Insurance threats and opportunities

MORTGAGE STRATEGY - 27TH AUGUST 2007

A recent report shows that declining client appetite for loans is shrinking the creditor insurance sector, but a tougher interest rate environment could benefit mortgage payment protection insurance sales, says Simon Burgess

A recent report from research firm Mintel highlights some of the threats facing the creditor insurance sector. And although a number of the findings make for sobering reading, the good news is that there are also many positives to draw from it, especially for brokers.

The thrust of the report concerns three major threats that the market must deal with if it's to remain successful in the years to come. These are negative publicity, regulatory scrutiny and consumers' reluctance to take on more debt.

Mintel says these factors have conspired to shrink the value of the creditor insurance market from £5.5bn in 2005 to an estimated £5.35bn last year - a fall of about 2.7%.

While many in the industry may not be too concerned by these figures, they go against the grain of trends dating back to 2001. Back then the market was worth £3.2bn and grew steadily each year until peaking in 2005.

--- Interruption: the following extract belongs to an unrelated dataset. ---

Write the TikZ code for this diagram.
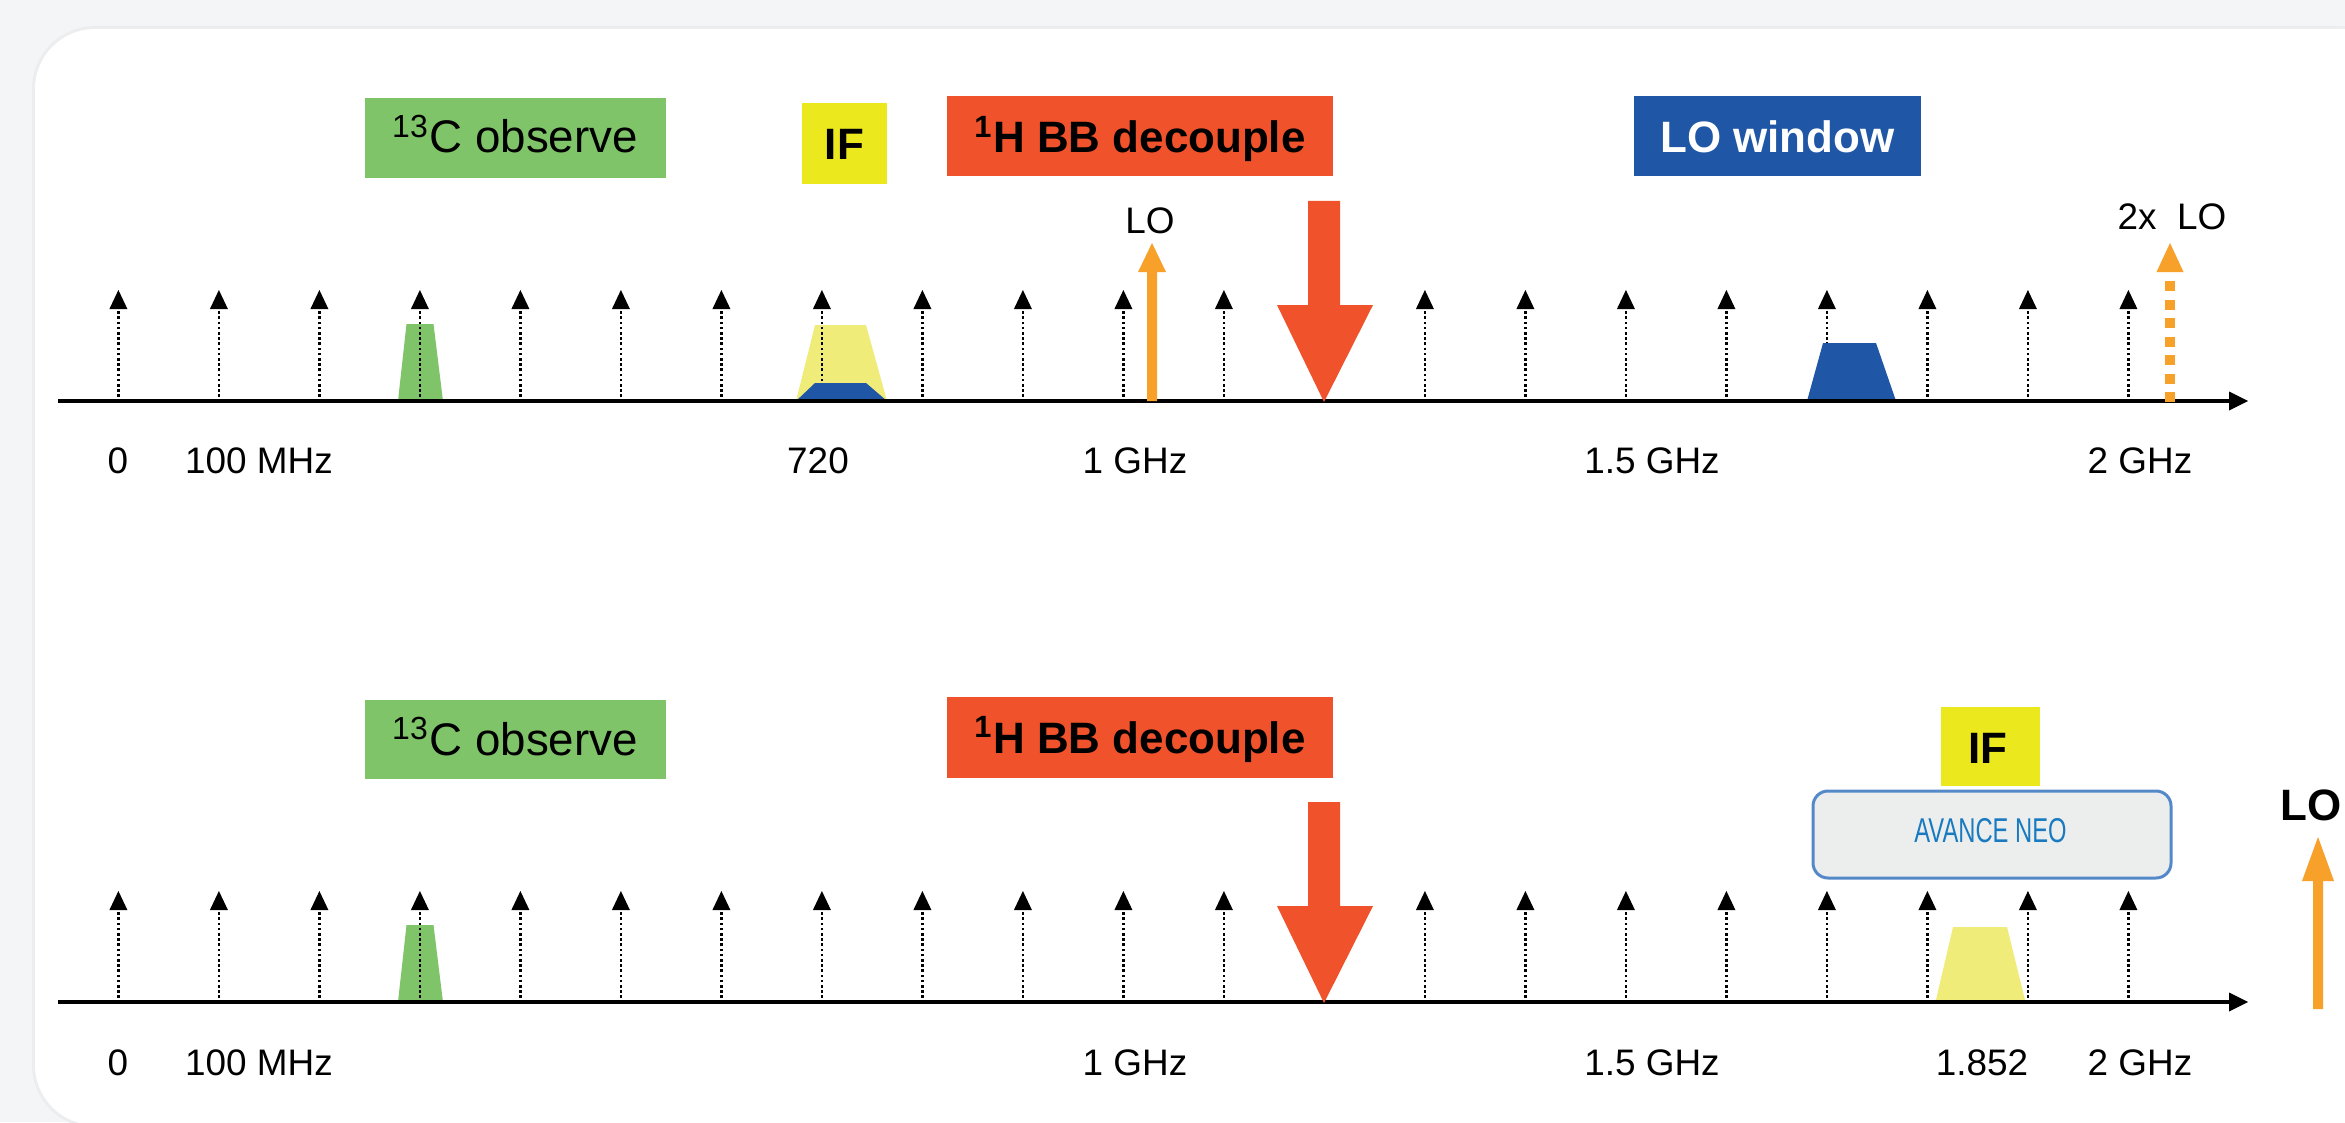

So the worry is that we are now over the crest of the wave. Unless we address some of the problems we face, 2006's figures won't represent a blip in the creditor insurance sector's long-term growth, but rather the beginning of a prolonged decline.

Let's look at the threats the report raises.

"So far, it is weakening lending figures that have had the greatest impact, with the regulators yet to decide what course of action to take," it states.

"Most consumers apparently pay scant attention to the press coverage of the Office of Fair Trading's report into the market, the Financial Services Authority's decision to fine a number of providers, and numerous editorials bemoaning the allegedly poor value offered by the market."

Perhaps it's disappointing that consumers haven't taken heed of the ongoing advice offered by the media to find better value insurance products, but it's encouraging to see clients have an underlying faith in the sector, despite the problems it faces. Many consumers continue to see insurance products as bona fide purchases.

Indeed, as the Competition Commission shares its view of the market and changes are introduced in the coming months, it's not unreasonable to believe that these changes will improve the market and generate good news for a change.

Such coverage would be welcome and if anything would spur more consumers into considering protection policies alongside the credit they're taking out.

If negative publicity and regulatory scrutiny have not had as big an impact on consumer habits as was previously thought, which Mintel suggests, when improvements are made they should deliver increased interest from borrowers and encouraging results.

The biggest problem Mintel highlights is the diminishing appetite shown by consumers to take on debt. Clearly this is an issue, but more so for credit card and personal loan protection insurance providers than for the mortgage payment protection market.

Figures from the Bank of England show that the rate of growth in consumer credit has fallen steadily this year, dropping from 5.7% in March to 5.2% in June. Given rising interest rates this is likely to drop further, which means it will be increasingly difficult for loan and credit card protection insurance providers to recapture the glory years seen in the first half of the decade.

This will have an impact on the overall size of the creditor insurance market, given that such insurance counts for 59% of its total, according to Mintel. But the same is not necessarily true for the mortgage payment protection insurance sector, which accounts for 21% of the overall figure.

Average mortgage sizes continue to grow so the amount of mortgage payment protection insurance cover needed by borrowers has increased. This should help offset the insurance sector's falling penetration levels.

As the report points out, of the four key market segments, mortgage payment protection insurance is the only one to have recorded even marginal increases in new premiums.

The trick for brokers will be to add to the trend that's already been seen - a growing number of consumers turning to them for mortgage payment protection insurance products.

In the first half of 2003, just under 16% of mortgage payment protection insurance policies were sold through brokers, but by the second half of 2006 this figure had jumped to over 26%.

It should also be possible to turn around the overall market's falling penetration figures as improvements are made and positive coverage of them begins to feed through to consumers. This would offer brokers a bigger slice of an expanding cake.

An increasing number of borrowers are also becoming concerned about how they might meet their financial commitments in a tougher interest rate environment.

And as the FSA seeks to ensure borrowers get comprehensive advice on how they can protect themselves, this should also drive further interest in mortgage payment protection insurance.

The growing number of arrears and repossessions that the mortgage market has seen this year makes the argument for mortgage payment protection insurance even more compelling. As the report states, higher levels of arrears and repossessions will concentrate the minds of borrowers, potentially convincing them that protecting their mortgage payments is worth the extra costs.

Whether growing demand from borrowers for safety and certainty manifests as interest in longer term mortgage products remains to be seen. But a switch away from the short-term fixed rate deals that currently dominate the market shouldn't lessen clients' appetite for mortgage payment protection insurance, as accident, sickness and unemployment cover remains relevant no matter how long mortgages are fixed for.